La Encarnación –el motivo central de la Navidad y de todo el cristianismo– es una broma divina por lo que tiene de incongruencia, de reunión de opuestos: lo infinito y lo finito se encuentran, lo eterno y lo temporal se abrazan. Y si pensamos que Dios se hace hombre para que el hombre se haga Dios, para que cada uno de nosotros llegue a ser otro Cristo, entonces la paradoja es de órdago: la Encarnación nos revela que estamos destinados a la divinización. Por eso, el cristianismo es el mayor de los humanismos posibles. No estamos llamados solo a la perfección moral, sino a la transformación en Dios.
Y para agudizar más el humor, la Encarnación no tuvo lugar en Roma, Atenas o Babilonia, las grandes capitales del momento, sino en Belén de Judea, un diminuto enclave en una esquina del Imperio Romano. Pero el humor de la Encarnación no termina ahí. Como cabía temer, a la vista de tan extravagante cuna, Dios no se encarna en un hombre poderoso, un emperador, un generalísimo, un sumo sacerdote o un archimillonario, sino en un niño pobre y vulnerable que, puesto a no nacer en un palacio, ni siquiera nace en la humilde casa de su padre José, sino en una cueva donde los pastores guardan el ganado.

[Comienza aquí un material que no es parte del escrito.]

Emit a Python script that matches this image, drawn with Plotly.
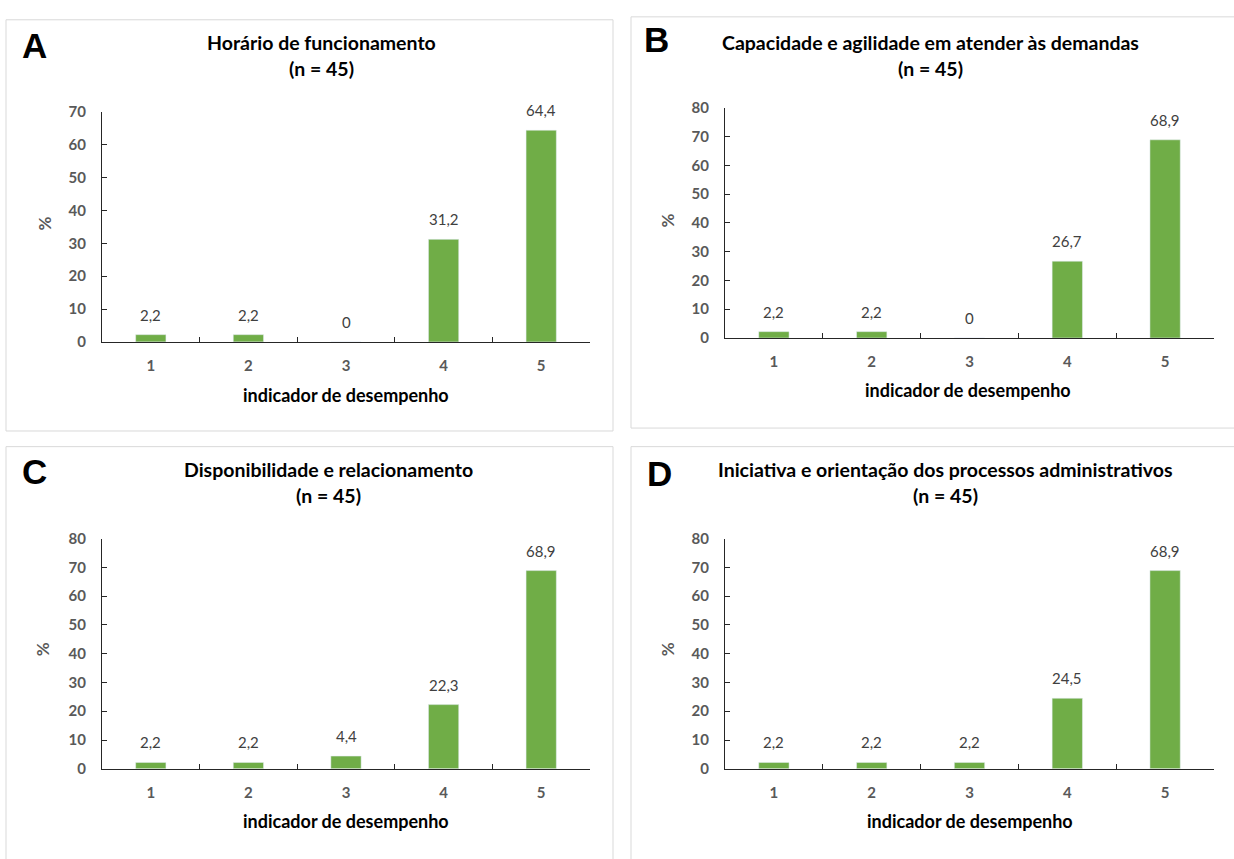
import plotly.graph_objects as go

W, H = 1234, 859

categories = ["1", "2", "3", "4", "5"]
panel_letters = ["A", "B", "C", "D"]
panel_titles = [
    "Horário de funcionamento",
    "Capacidade e agilidade em atender às demandas",
    "Disponibilidade e relacionamento",
    "Iniciativa e orientação dos processos administrativos",
]
panel_n = ["(n = 45)", "(n = 45)", "(n = 45)", "(n = 45)"]
values_A = [2.2, 2.2, 0, 31.2, 64.4]
values_B = [2.2, 2.2, 0, 26.7, 68.9]
values_C = [2.2, 2.2, 4.4, 22.3, 68.9]
values_D = [2.2, 2.2, 2.2, 24.5, 68.9]
y_max = [70, 80, 80, 80]
x_title = "indicador de desempenho"
y_title = "%"

series = [values_A, values_B, values_C, values_D]

# layout geometry (pixels)
plot_px = [
    (102, 590, 104, 339),
    (725, 1214, 100, 335),
    (102, 590, 540, 775),
    (725, 1214, 540, 775),
]
borders = [
    (6, 10, 613, 430),
    (631, 7, 1240, 427),
    (6, 446, 613, 870),
    (631, 446, 1240, 870),
]
title_pos = [(321, 33, 60), (930, 33, 60), (328, 469, 496), (945, 469, 496)]
letter_pos = [(34, 36), (656, 30), (34, 471), (659, 473)]
xtitle_pos = [(346, 393), (968, 388), (346, 828), (970, 828)]
ytitle_pos = [(44, 218), (667, 215), (42, 653), (667, 653)]

GREEN = "#70AD47"
GRAY = "#595959"
AXIS = "#262626"
FONT = "Lato"


def fmt(v):
    return "0" if v == 0 else f"{v:.1f}".replace(".", ",")


fig = go.Figure()
annotations = []
shapes = []

for i, vals in enumerate(series):
    sfx = "" if i == 0 else str(i + 1)
    x0, x1, yt, yb = plot_px[i]
    fig.add_trace(go.Bar(
        x=categories, y=vals, marker_color=GREEN, width=0.31,
        xaxis="x" + sfx, yaxis="y" + sfx, showlegend=False,
        hoverinfo="skip",
    ))
    fig.layout["xaxis" + sfx] = dict(
        domain=[x0 / W, x1 / W], anchor="y" + sfx, type="category",
        range=[-0.5, len(categories) - 0.5],
        showline=True, linecolor=AXIS, linewidth=1,
        ticks="inside", tickson="boundaries", ticklen=5, tickcolor=AXIS,
        showgrid=False, zeroline=False, fixedrange=True,
        tickfont=dict(family=FONT, size=15, color=GRAY, weight="bold"),
        ticklabelstandoff=10,
    )
    fig.layout["yaxis" + sfx] = dict(
        domain=[1 - yb / H, 1 - yt / H], anchor="x" + sfx,
        range=[0, y_max[i]], dtick=10,
        showline=True, linecolor=AXIS, linewidth=1,
        ticks="inside", ticklen=5, tickcolor=AXIS,
        showgrid=False, zeroline=False, fixedrange=True,
        tickfont=dict(family=FONT, size=15, color=GRAY, weight="bold"),
        ticklabelstandoff=12,
    )
    # data labels (x given as category index on the category axis)
    for j, v in enumerate(vals):
        annotations.append(dict(
            x=j, y=v, xref="x" + sfx, yref="y" + sfx, text=fmt(v),
            showarrow=False, yanchor="middle", yshift=20,
            font=dict(family=FONT, size=15, color="#404040"),
        ))
    # titles
    tx, ty1, ty2 = title_pos[i]
    annotations.append(dict(
        x=tx / W, y=1 - ty1 / H, xref="paper", yref="paper",
        text="<b>" + panel_titles[i] + "</b>", showarrow=False,
        xanchor="center", yanchor="middle",
        font=dict(family=FONT, size=19.5, color="#000000"),
    ))
    annotations.append(dict(
        x=tx / W, y=1 - ty2 / H, xref="paper", yref="paper",
        text="<b>" + panel_n[i] + "</b>", showarrow=False,
        xanchor="center", yanchor="middle",
        font=dict(family=FONT, size=19.5, color="#000000"),
    ))
    lx, ly = letter_pos[i]
    annotations.append(dict(
        x=lx / W, y=1 - ly / H, xref="paper", yref="paper",
        text="<b>" + panel_letters[i] + "</b>", showarrow=False,
        xanchor="center", yanchor="middle",
        font=dict(family="Liberation Sans", size=35, color="#000000"),
    ))
    xx, xy = xtitle_pos[i]
    annotations.append(dict(
        x=xx / W, y=1 - xy / H, xref="paper", yref="paper",
        text="<b>" + x_title + "</b>", showarrow=False,
        xanchor="center", yanchor="middle",
        font=dict(family=FONT, size=18, color="#000000"),
    ))
    yx, yy = ytitle_pos[i]
    annotations.append(dict(
        x=yx / W, y=1 - yy / H, xref="paper", yref="paper",
        text="<b>" + y_title + "</b>", showarrow=False, textangle=-90,
        xanchor="center", yanchor="middle",
        font=dict(family=FONT, size=17, color=GRAY),
    ))
    bx0, by0, bx1, by1 = borders[i]
    shapes.append(dict(
        type="rect", xref="paper", yref="paper",
        x0=bx0 / W, x1=bx1 / W, y0=1 - by1 / H, y1=1 - by0 / H,
        line=dict(color="#D9D9D9", width=1), layer="below",
    ))

fig.update_layout(
    width=W, height=H, margin=dict(l=0, r=0, t=0, b=0),
    paper_bgcolor="white", plot_bgcolor="white",
    annotations=annotations, shapes=shapes, bargap=0.5,
)

fig.write_html("out.html", config={"displayModeBar": False})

Pues el Dios hombre aún tuvo más buen humor: el de apropiarse de una genealogía “infecta”. Quiso asumir en su ascendencia la historia humana en todas sus vertientes y se solidarizó con esa humanidad pecadora a la que quería salvar. A través de José, que lo adopta como hijo, entra en la dinastía de David, el mayor rey de la historia de Israel, pero su genealogía deja mucho que desear. En ella encontramos un idólatra convertido (Abraham), patriarcas opulentos, esclavos en Egipto, una prostituta profesional (Rajab), una esposa adúltera (Betsabé), un rey corrupto (Acaz), un rey idólatra (Manasés)… En contrapartida de estos antepasados lejanos tan poco ilustres, Jesús se procuró la limpieza y la honradez total en los que iban a ser sus inmediatos progenitores, pero también la sencillez y la humildad absolutas. Seguro que muchas mujeres judías de la época, pertenecientes a la nobleza o la aristocracia religiosa, soñaron con convertirse en la madre del Mesías, del Esperado. Pero la lotería –que no fue en absoluto lotería: el puesto estaba destinado a María desde el inicio de la creación– no les tocó a ellas, sino a una joven virgen de Nazaret.

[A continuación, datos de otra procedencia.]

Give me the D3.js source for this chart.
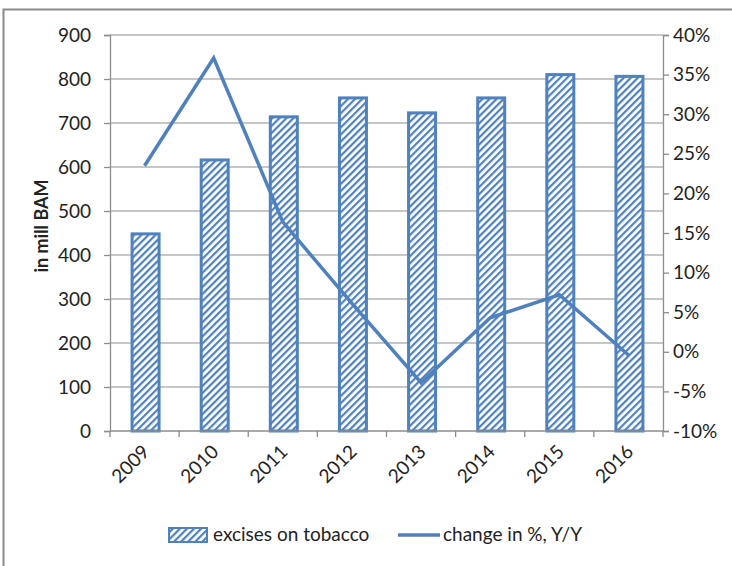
<!DOCTYPE html>
<html>
<head>
<meta charset="utf-8">
<script src="https://cdn.jsdelivr.net/npm/d3@7"></script>
<style>
body { margin: 0; background: #fff; }
text { font-family: Lato, "Open Sans", sans-serif; fill: #222; }
</style>
</head>
<body>
<svg id="chart"></svg>
<script>
var years = ["2009", "2010", "2011", "2012", "2013", "2014", "2015", "2016"];
var excises = [448, 616, 714, 757, 723, 757, 810, 806];
var change = [23.5, 37.1, 16.4, 6.1, -3.9, 4.3, 7.2, -0.4];
var leftTicks = [0, 100, 200, 300, 400, 500, 600, 700, 800, 900];
var rightTicks = [-10, -5, 0, 5, 10, 15, 20, 25, 30, 35, 40];

var width = 732, height = 566;
var plotLeft = 110, plotRight = 663, plotTop = 35, plotBottom = 431;
var blue = "#4f81bd";
var fontSize = 19;

var svg = d3.select("#chart")
.attr("width", width)
.attr("height", height);

svg.append("rect")
.attr("x", 3.5)
.attr("y", 9.5)
.attr("width", width + 10)
.attr("height", height + 10)
.attr("fill", "#fff")
.attr("stroke", "#8a8a8a")
.attr("stroke-width", 2);

// hatch pattern
var defs = svg.append("defs");
var pat = defs.append("pattern")
.attr("id", "hatch")
.attr("patternUnits", "userSpaceOnUse")
.attr("width", 5)
.attr("height", 5)
.attr("patternTransform", "rotate(45)");
pat.append("rect")
.attr("width", 5)
.attr("height", 5)
.attr("fill", "#fff");
pat.append("rect")
.attr("width", 2.2)
.attr("height", 5)
.attr("fill", blue);

var x = d3.scaleBand()
.domain(years)
.range([plotLeft, plotRight]);

var yLeft = d3.scaleLinear()
.domain([0, 900])
.range([plotBottom, plotTop]);

var yRight = d3.scaleLinear()
.domain([-10, 40])
.range([plotBottom, plotTop]);

// gridlines
svg.append("g")
.selectAll("line")
.data(leftTicks.slice(1))
.join("line")
.attr("x1", plotLeft)
.attr("x2", plotRight)
.attr("y1", function(d) { return yLeft(d); })
.attr("y2", function(d) { return yLeft(d); })
.attr("stroke", "#b3b3b3")
.attr("stroke-width", 1.3);

// bars
var barWidth = 27;
svg.append("g")
.selectAll("rect")
.data(years)
.join("rect")
.attr("x", function(d) { return x(d) + x.bandwidth()/2 - barWidth/2 + 1; })
.attr("y", function(d, i) { return yLeft(excises[i]); })
.attr("width", barWidth)
.attr("height", function(d, i) { return plotBottom - yLeft(excises[i]); })
.attr("fill", "url(#hatch)")
.attr("stroke", blue)
.attr("stroke-width", 3);

// axes
var axisColor = "#8c8c8c";
var gLeft = svg.append("g")
.attr("transform", "translate(" + plotLeft + ",0)")
.call(d3.axisLeft(yLeft).tickValues(leftTicks).tickSize(6).tickPadding(13));
var gRight = svg.append("g")
.attr("transform", "translate(" + plotRight + ",0)")
.call(d3.axisRight(yRight).tickValues(rightTicks).tickSize(6).tickPadding(4)
	.tickFormat(function(d) { return d + "%"; }));
var gBottom = svg.append("g")
.attr("transform", "translate(0," + plotBottom + ")")
.call(d3.axisBottom(x).tickSize(0).tickPadding(0).tickFormat(""));

[gLeft, gRight, gBottom].forEach(function(g) {
	g.select(".domain").attr("stroke", axisColor).attr("stroke-width", 1.3);
	g.selectAll(".tick line").attr("stroke", axisColor).attr("stroke-width", 1.3);
	g.selectAll(".tick text").attr("font-size", fontSize).attr("fill", "#222")
	.attr("font-family", "Lato, 'Open Sans', sans-serif");
});
gBottom.select(".domain").attr("d", "M" + plotLeft + ",0H" + plotRight);

// category boundary ticks
svg.append("g")
.selectAll("line")
.data(years.concat(["end"]))
.join("line")
.attr("x1", function(d, i) { return plotLeft + i * x.bandwidth(); })
.attr("x2", function(d, i) { return plotLeft + i * x.bandwidth(); })
.attr("y1", plotBottom)
.attr("y2", plotBottom + 6)
.attr("stroke", axisColor)
.attr("stroke-width", 1.3);

// rotated year labels
svg.append("g")
.selectAll("text")
.data(years)
.join("text")
.attr("text-anchor", "end")
.attr("font-size", fontSize)
.attr("transform", function(d) {
	return "translate(" + (x(d) + x.bandwidth()/2 + 6) + "," + (plotBottom + 22) + ") rotate(-45)";
})
.text(function(d) { return d; });

// line series
var line = d3.line()
.x(function(d, i) { return x(years[i]) + x.bandwidth()/2; })
.y(function(d) { return yRight(d); });
svg.append("path")
.datum(change)
.attr("d", line)
.attr("fill", "none")
.attr("stroke", blue)
.attr("stroke-width", 3.5)
.attr("stroke-linejoin", "miter");

// y axis title
svg.append("text")
.attr("transform", "translate(48,226) rotate(-90)")
.attr("text-anchor", "middle")
.attr("font-size", 18)
.attr("font-weight", "bold")
.attr("fill", "#111")
.text("in mill BAM");

// legend
var gLegend = svg.append("g");
gLegend.append("rect")
.attr("x", 169)
.attr("y", 528)
.attr("width", 38)
.attr("height", 14)
.attr("fill", "url(#hatch)")
.attr("stroke", blue)
.attr("stroke-width", 2);
gLegend.append("text")
.attr("x", 213)
.attr("y", 541)
.attr("font-size", fontSize)
.text("excises on tobacco");
gLegend.append("line")
.attr("x1", 398)
.attr("x2", 440)
.attr("y1", 535)
.attr("y2", 535)
.attr("stroke", blue)
.attr("stroke-width", 3.5);
gLegend.append("text")
.attr("x", 443)
.attr("y", 541)
.attr("font-size", fontSize)
.text("change in %, Y/Y");
</script>
</body>
</html>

La maternidad de María ––que aún no convivía con ningún hombre– entra dentro de esas maternidades imposibles de la Biblia, que, ciertamente, tienen mucho de broma divina, como la de Sara –la mujer de Abraham– o la de Isabel, la prima de María, las dos estériles. Pero el anuncio del ángel Gabriel a María de que concebirá un hijo no es solo una broma divina; es también una broma pesada, porque convierte automáticamente a la joven en madre soltera, puesto que aún no había comenzado a convivir con José, o, si se prefiere, en adúltera, pues, aunque todavía no se había celebrado la boda, los jóvenes debían de considerarse ya esposos, porque existía un compromiso formal entre ellos. La broma del embarazo de María la tuvo que sumergir no solo en la perplejidad, sino también en el miedo y la angustia. Por eso, su respuesta al ángel –“Aquí está la esclava del Señor, que me suceda según dices”– rebosa de una fe y un valor admirables.
De esta broma que es la Encarnación puede uno reírse burlonamente, como han hecho muchos durante siglos, pero los cristianos nos reímos con ella con gusto y con fe. Dios decide salvarnos haciéndonos reír, quizá porque el núcleo del pecado es tomarse demasiado en serio a uno mismo.